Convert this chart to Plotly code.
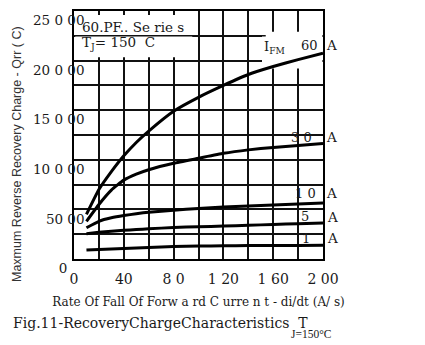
import plotly.graph_objects as go

# data
rate = [10, 20, 30, 40, 50, 60, 80, 100, 120, 140, 160, 180, 200]
q_60A = [4500, 7000, 8800, 10400, 11750, 12900, 14900, 16300, 17500, 18600, 19400, 20100, 20750]
q_30A = [3800, 5500, 6950, 7950, 8550, 9000, 9650, 10150, 10650, 11000, 11250, 11450, 11650]
q_10A = [3150, 3800, 4150, 4380, 4560, 4710, 4910, 5100, 5250, 5350, 5450, 5550, 5650]
q_5A = [2550, 2700, 2800, 2900, 2970, 3040, 3180, 3250, 3320, 3400, 3480, 3560, 3640]
q_1A = [900, 960, 1010, 1060, 1110, 1160, 1270, 1300, 1330, 1350, 1360, 1370, 1380]

x_tickvals = [0, 40, 80, 120, 160, 200]
x_ticktext = ["0", "40", "8 0", "1 20", "1 60", "2 00"]
y_tickvals = [0, 5000, 10000, 15000, 20000, 25000]
y_ticktext = ["0\u00a0\u00a0\u00a0\u00a0", "50 00", "10 0 00", "15 0 00", "20 0 00", "25 0 00"]

SERIF = "DejaVu Serif"
TXT = "#1a1a1a"

W, H = 425, 345
L, R, T, B = 74, 102, 11, 86
pw, ph = W - L - R, H - T - B
def px(xp): return (xp - L) / pw
def py(yp): return (H - B - yp) / ph

fig = go.Figure()
for ys in [q_60A, q_30A, q_10A, q_5A, q_1A]:
    fig.add_trace(go.Scatter(x=rate, y=ys, mode="lines",
                             line=dict(color="black", width=3, shape="spline", smoothing=0.4),
                             showlegend=False, hoverinfo="skip"))

gc, gw = "#111111", 1.5
fig.update_xaxes(range=[0, 200], tickvals=x_tickvals, ticktext=x_ticktext,
                 showgrid=True, gridcolor=gc, gridwidth=gw,
                 minor=dict(dtick=20, tick0=0, showgrid=True, gridcolor=gc, gridwidth=gw),
                 showline=True, mirror=True, linecolor="black", linewidth=1.5,
                 zeroline=False, ticks="", tickfont=dict(family=SERIF, size=14, color=TXT),
                 ticklabelstandoff=6,
                 title=dict(text="Rate Of Fall Of Forw a rd C urre n t - di/dt (A/ s)",
                            font=dict(family=SERIF, size=12, color=TXT), standoff=12))
fig.update_yaxes(range=[0, 25000], tickvals=y_tickvals, ticktext=y_ticktext,
                 showgrid=True, gridcolor=gc, gridwidth=gw,
                 minor=dict(dtick=2500, tick0=0, showgrid=True, gridcolor=gc, gridwidth=gw),
                 showline=True, mirror=True, linecolor="black", linewidth=1.5,
                 zeroline=False, ticks="", tickfont=dict(family=SERIF, size=13.5, color=TXT),
                 ticklabelposition="outside bottom", ticklabelstandoff=-15)

# white patches hiding grid behind the text labels
fig.add_shape(type="rect", layer="between", x0=1, x1=95, y0=20350, y1=24600,
              fillcolor="white", line=dict(width=0))
fig.add_shape(type="rect", layer="between", x0=151, x1=199.5, y0=19200, y1=22900,
              fillcolor="white", line=dict(width=0))
fig.add_shape(type="line", layer="between", x0=0, x1=154, y0=22500, y1=22500,
              line=dict(color=gc, width=gw))

def t(text, xp, yp, size=12.5, xanchor="left", font=SERIF, color=TXT, angle=0):
    fig.add_annotation(text=text, x=px(xp), y=py(yp), xref="paper", yref="paper", showarrow=False,
                       xanchor=xanchor, yanchor="middle", textangle=angle,
                       font=dict(family=font, size=size, color=color))

t("Maxmum Reverse Recovery Charge - Qrr ( C)", 17, 154, size=12.5, xanchor="center",
  font="Liberation Sans", color="#333333", angle=-90)

t("60.PF.. Se rie s", 80, 27, size=13.5)
t("T<sub>J</sub>= 150  C", 80, 43, size=13.5)
t("I<sub>FM</sub>", 262, 48, size=13)
t("60", 299, 45, size=13)
t("A", 324, 45, size=13.5)
t("3 0", 289, 137, size=13)
t("A", 324, 137, size=13.5)
t("1 0", 293, 193, size=13)
t("A", 324, 193, size=13.5)
t("5", 299, 216, size=13)
t("A", 325, 217, size=13.5)
t("1", 300, 238, size=13)
t("A", 325, 238, size=13.5)

t("Fig.11-RecoveryChargeCharacteristics  T", 11, 323, size=14)
t("J=150°C", 289, 334, size=11.5, font="Liberation Serif")

fig.update_layout(width=W, height=H, margin=dict(l=L, r=R, t=T, b=B, autoexpand=False),
                  paper_bgcolor="white", plot_bgcolor="white")
fig.write_html("out.html")
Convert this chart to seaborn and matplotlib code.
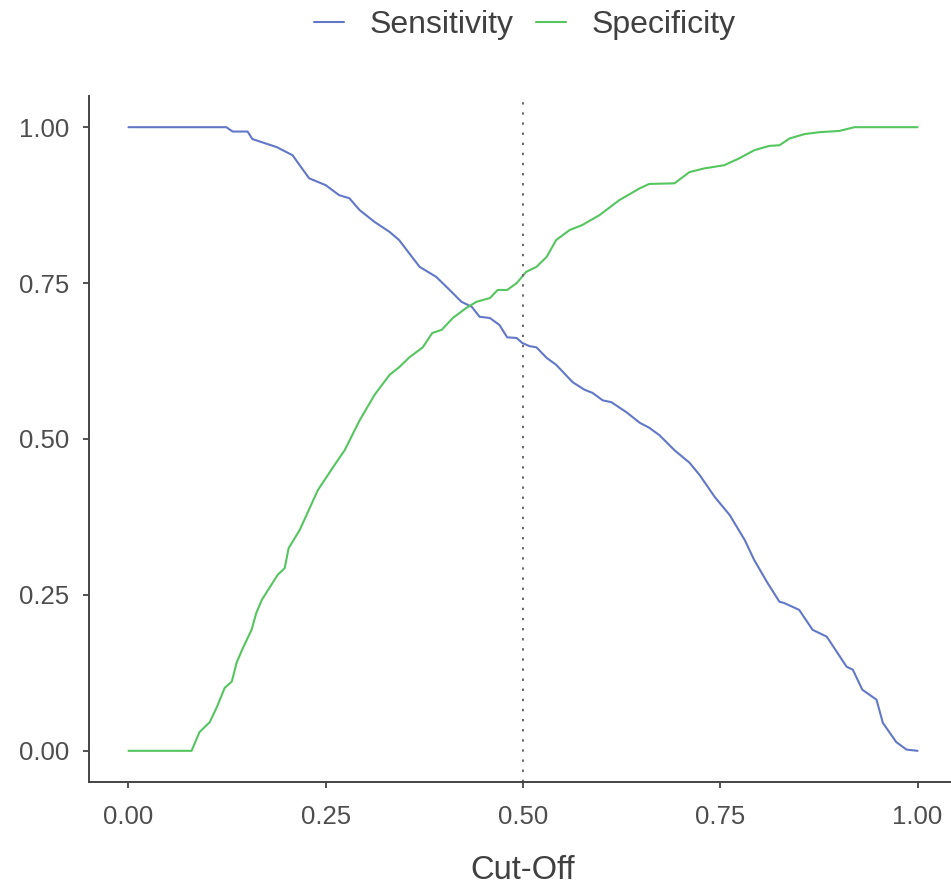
import matplotlib
matplotlib.use("Agg")
import matplotlib.pyplot as plt
import seaborn as sns
import pandas as pd

# Values
sens_cut = [0, 0.124, 0.132, 0.151, 0.157, 0.188, 0.208, 0.217, 0.229, 0.250, 0.267,
            0.280, 0.293, 0.312, 0.331, 0.343, 0.369, 0.390, 0.407, 0.422, 0.435,
            0.445, 0.458, 0.470, 0.480, 0.492, 0.499, 0.508, 0.517, 0.530, 0.542,
            0.563, 0.578, 0.588, 0.601, 0.612, 0.631, 0.648, 0.660, 0.673, 0.692,
            0.711, 0.724, 0.743, 0.762, 0.781, 0.793, 0.810, 0.825, 0.831, 0.850,
            0.867, 0.885, 0.910, 0.918, 0.930, 0.948, 0.956, 0.973, 0.986, 1.0]
sensitivity = [1.0, 1.0, 0.993, 0.993, 0.981, 0.968, 0.955, 0.939, 0.918, 0.907, 0.891,
               0.886, 0.867, 0.848, 0.832, 0.819, 0.776, 0.760, 0.739, 0.720, 0.712,
               0.696, 0.694, 0.683, 0.663, 0.662, 0.654, 0.649, 0.647, 0.630, 0.619,
               0.591, 0.579, 0.574, 0.562, 0.559, 0.543, 0.526, 0.518, 0.506, 0.482,
               0.462, 0.442, 0.407, 0.378, 0.338, 0.306, 0.269, 0.239, 0.237, 0.226,
               0.194, 0.183, 0.135, 0.130, 0.098, 0.082, 0.045, 0.014, 0.002, 0.0]

spec_cut = [0, 0.080, 0.090, 0.103, 0.112, 0.122, 0.131, 0.137, 0.144, 0.156, 0.162,
            0.169, 0.189, 0.198, 0.203, 0.217, 0.240, 0.261, 0.274, 0.293, 0.312,
            0.331, 0.343, 0.356, 0.373, 0.385, 0.397, 0.411, 0.428, 0.441, 0.458,
            0.468, 0.480, 0.492, 0.504, 0.517, 0.530, 0.542, 0.559, 0.575, 0.597,
            0.622, 0.648, 0.660, 0.692, 0.711, 0.730, 0.755, 0.774, 0.793, 0.812,
            0.825, 0.838, 0.857, 0.876, 0.901, 0.920, 1.0]
specificity = [0.0, 0.0, 0.030, 0.046, 0.070, 0.101, 0.111, 0.141, 0.162, 0.194, 0.221,
               0.242, 0.282, 0.293, 0.325, 0.354, 0.418, 0.458, 0.482, 0.530, 0.571,
               0.603, 0.615, 0.631, 0.647, 0.670, 0.675, 0.694, 0.710, 0.720, 0.726,
               0.739, 0.739, 0.750, 0.768, 0.776, 0.792, 0.819, 0.835, 0.843, 0.859,
               0.883, 0.902, 0.909, 0.910, 0.928, 0.934, 0.939, 0.950, 0.963, 0.970,
               0.971, 0.982, 0.989, 0.992, 0.994, 1.0, 1.0]

cutoff_marker = 0.5
xticks = [0.0, 0.25, 0.5, 0.75, 1.0]
yticks = [0.0, 0.25, 0.5, 0.75, 1.0]

df = pd.concat([
    pd.DataFrame({"cutoff": sens_cut, "value": sensitivity, "metric": "Sensitivity"}),
    pd.DataFrame({"cutoff": spec_cut, "value": specificity, "metric": "Specificity"}),
])

sns.set_style("ticks")
plt.rcParams["font.family"] = ["Liberation Sans", "DejaVu Sans"]

fig = plt.figure(figsize=(9.51, 8.85), dpi=100)
ax = fig.add_axes([89 / 951, 1 - 782 / 885, 868 / 951, 686 / 885])

palette = {"Sensitivity": "#6277C6", "Specificity": "#55C55F"}
sns.lineplot(data=df, x="cutoff", y="value", hue="metric", palette=palette,
             linewidth=1.5, ax=ax, estimator=None, sort=False)

ax.axvline(cutoff_marker, color="#666666", linestyle=(0, (1.2, 4)), linewidth=1.4)

ax.set_xlim(-0.05, 1.05)
ax.set_ylim(-0.05, 1.05)
ax.set_xticks(xticks)
ax.set_yticks(yticks)
ax.set_xticklabels([f"{t:.2f}" for t in xticks])
ax.set_yticklabels([f"{t:.2f}" for t in yticks])
ax.tick_params(labelsize=18.5, labelcolor="#4d4d4d", color="#444444",
               length=4.5, width=1.3)
ax.tick_params(axis="x", pad=12)
ax.tick_params(axis="y", pad=9.5)
ax.set_xlabel("Cut-Off", fontsize=23.5, color="#404040", labelpad=19)
ax.set_ylabel("")
for side in ["left", "bottom"]:
    ax.spines[side].set_color("#444444")
    ax.spines[side].set_linewidth(1.4)
sns.despine(ax=ax)

handles, labels = ax.get_legend_handles_labels()
ax.legend_.remove()
fig.legend(handles, labels, loc="center", bbox_to_anchor=(0.552, 0.972), ncol=2,
           frameon=False, fontsize=23, handlelength=0.95, handletextpad=0.8,
           columnspacing=0.7, labelcolor="#404040")

fig.savefig("out.png", dpi=100)
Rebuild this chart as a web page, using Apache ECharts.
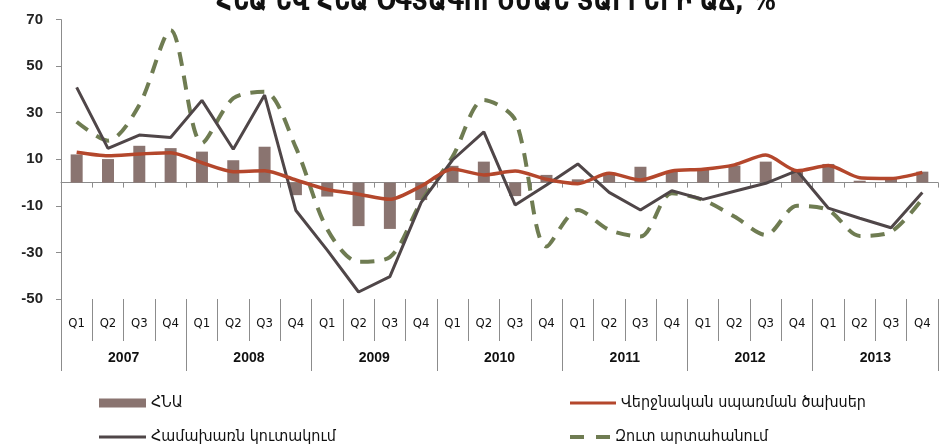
<!DOCTYPE html>
<html>
<head>
<meta charset="utf-8">
<script src="https://cdn.jsdelivr.net/npm/echarts@6/dist/echarts.min.js"></script>
<style>
  html, body { margin: 0; padding: 0; background: #fff; }
  #chart { width: 946px; height: 445px; }
</style>
</head>
<body>
<div id="chart"></div>
<script>
var quarters = ['Q1', 'Q2', 'Q3', 'Q4', 'Q1', 'Q2', 'Q3', 'Q4', 'Q1', 'Q2', 'Q3', 'Q4', 'Q1', 'Q2',
    'Q3', 'Q4', 'Q1', 'Q2', 'Q3', 'Q4', 'Q1', 'Q2', 'Q3', 'Q4', 'Q1', 'Q2', 'Q3', 'Q4'];
var years = ['2007', '2008', '2009', '2010', '2011', '2012', '2013'];

// ՀՆԱ
var gdp = [12.1, 10.1, 15.8, 14.8, 13.3, 9.6, 15.4, -5.4, -6.0, -18.7, -19.9, -7.5, 7.2, 9.0,
    -5.8, 3.3, 1.4, 4.0, 6.8, 4.7, 5.7, 7.3, 9.0, 5.4, 8.0, 0.8, 1.8, 4.7];
// Վերջնական սպառման ծախսեր
var consumption = [13.0, 11.5, 12.3, 12.8, 8.5, 4.7, 5.1, 1.1, -3.0, -5.0, -7.2, -1.5, 5.8, 3.3,
    5.0, 1.4, -0.5, 4.0, 1.1, 5.0, 5.7, 7.6, 11.8, 5.1, 7.3, 2.1, 1.8, 4.4];
// Համախառն կուտակում
var capital = [40.9, 14.7, 20.4, 19.4, 35.3, 14.3, 37.6, -12.0, -29.0, -47.0, -40.4, -8.5, 9.7, 21.8,
    -9.6, -1.0, 8.0, -4.2, -11.8, -3.5, -7.2, -3.7, -0.3, 5.1, -11.0, -15.3, -19.4, -4.3];
// Զուտ արտահանում
var netExports = [26.1, 18.0, 33.3, 65.5, 17.0, 36.2, 39.0, 15.0, -20.0, -34.0, -32.0, -8.2, 11.1, 35.5,
    26.9, -27.5, -11.8, -20.3, -23.2, -4.6, -7.5, -14.6, -22.5, -10.0, -11.8, -22.9, -21.1, -7.0];

var yTicks = [-50, -30, -10, 10, 30, 50, 70];

var myChart = echarts.init(document.getElementById('chart'));

var axisGray = '#8c8c8c';
var legendText = { fontFamily: 'DejaVu Sans Condensed', fontSize: 16, color: '#111' };

// one legend per item so the 2x2 layout is fixed
function legendItem(name, left, top, icon, w, h) {
    return {
        left: left,
        top: top,
        icon: icon,
        itemWidth: w,
        itemHeight: h,
        itemGap: 0,
        textStyle: legendText,
        data: [name]
    };
}

var option = {
    animation: false,
    title: {
        text: 'ՀՆԱ ԵՎ ՀՆԱ ՕԳՏԱԳՈՐԾՄԱՆ ՏԱՐՐԵՐԻ ԱՃ, %',
        left: 491,
        textAlign: 'center',
        top: -15,
        textStyle: {
            fontFamily: 'DejaVu Sans Condensed',
            fontWeight: 'bold',
            fontSize: 26,
            color: '#111'
        }
    },
    legend: [
        legendItem('ՀՆԱ', 94, 390, 'rect', 47, 9),
        legendItem('Համախառն կուտակում', 94, 424, 'path://M0,0H47V3H0Z', 47, 3),
        legendItem('Վերջնական սպառման ծախսեր', 565, 390, 'path://M0,0H46V3H0Z', 46, 3),
        legendItem('Զուտ արտահանում', 565, 424, 'path://M0,0H14V4H0Z M26,0H40V4H26Z', 40, 4)
    ],
    grid: {
        left: 61,
        right: 8,
        top: 19.6,
        bottom: 146
    },
    xAxis: [{
        type: 'category',
        data: quarters,
        axisLine: { onZero: true, lineStyle: { color: axisGray, width: 1 } },
        axisTick: { show: true, interval: 0, length: 5, lineStyle: { color: axisGray } },
        axisLabel: { show: false }
    }, {
        type: 'category',
        data: quarters,
        position: 'bottom',
        axisLine: { show: false, onZero: false },
        axisTick: { show: true, interval: 0, length: 42, lineStyle: { color: axisGray } },
        axisLabel: {
            interval: 0,
            margin: 18,
            fontFamily: 'DejaVu Sans Condensed',
            fontSize: 13,
            color: '#111'
        }
    }, {
        type: 'category',
        data: years,
        position: 'bottom',
        axisLine: { show: false, onZero: false },
        axisTick: { show: true, interval: 0, length: 72, lineStyle: { color: axisGray } },
        axisLabel: {
            interval: 0,
            margin: 52,
            fontFamily: 'Liberation Sans',
            fontWeight: 'bold',
            fontSize: 14,
            color: '#111'
        }
    }],
    yAxis: {
        type: 'value',
        min: -50,
        max: 70,
        interval: 20,
        axisLine: { show: true, lineStyle: { color: axisGray } },
        axisTick: { show: true, length: 5, lineStyle: { color: axisGray } },
        splitLine: { show: false },
        axisLabel: {
            margin: 18,
            fontFamily: 'Liberation Sans',
            fontWeight: 'bold',
            fontSize: 15,
            color: '#222',
            customValues: yTicks
        }
    },
    series: [{
        name: 'ՀՆԱ',
        type: 'bar',
        xAxisIndex: 0,
        data: gdp,
        barWidth: 12,
        itemStyle: { color: '#8a7470' },
        z: 1
    }, {
        name: 'Վերջնական սպառման ծախսեր',
        type: 'line',
        xAxisIndex: 0,
        data: consumption,
        symbol: 'none',
        smooth: 0.25,
        lineStyle: { color: '#b4472c', width: 3.5 },
        itemStyle: { color: '#b4472c' },
        z: 4
    }, {
        name: 'Համախառն կուտակում',
        type: 'line',
        xAxisIndex: 0,
        data: capital,
        symbol: 'none',
        lineStyle: { color: '#4f4648', width: 3 },
        itemStyle: { color: '#4f4648' },
        z: 3
    }, {
        name: 'Զուտ արտահանում',
        type: 'line',
        xAxisIndex: 0,
        data: netExports,
        symbol: 'none',
        smooth: 0.3,
        lineStyle: { color: '#6f7c52', width: 4, type: [14, 10] },
        itemStyle: { color: '#6f7c52' },
        z: 2
    }]
};

myChart.setOption(option);
</script>
</body>
</html>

★ ★ ★ ★ ★ ★ ★

Quote, please, every line of the material above from its start through the line that has "import plotly.graph_objects as go", reproducing the words exactly and dropping any images.

Convert this chart to Plotly code.
import plotly.graph_objects as go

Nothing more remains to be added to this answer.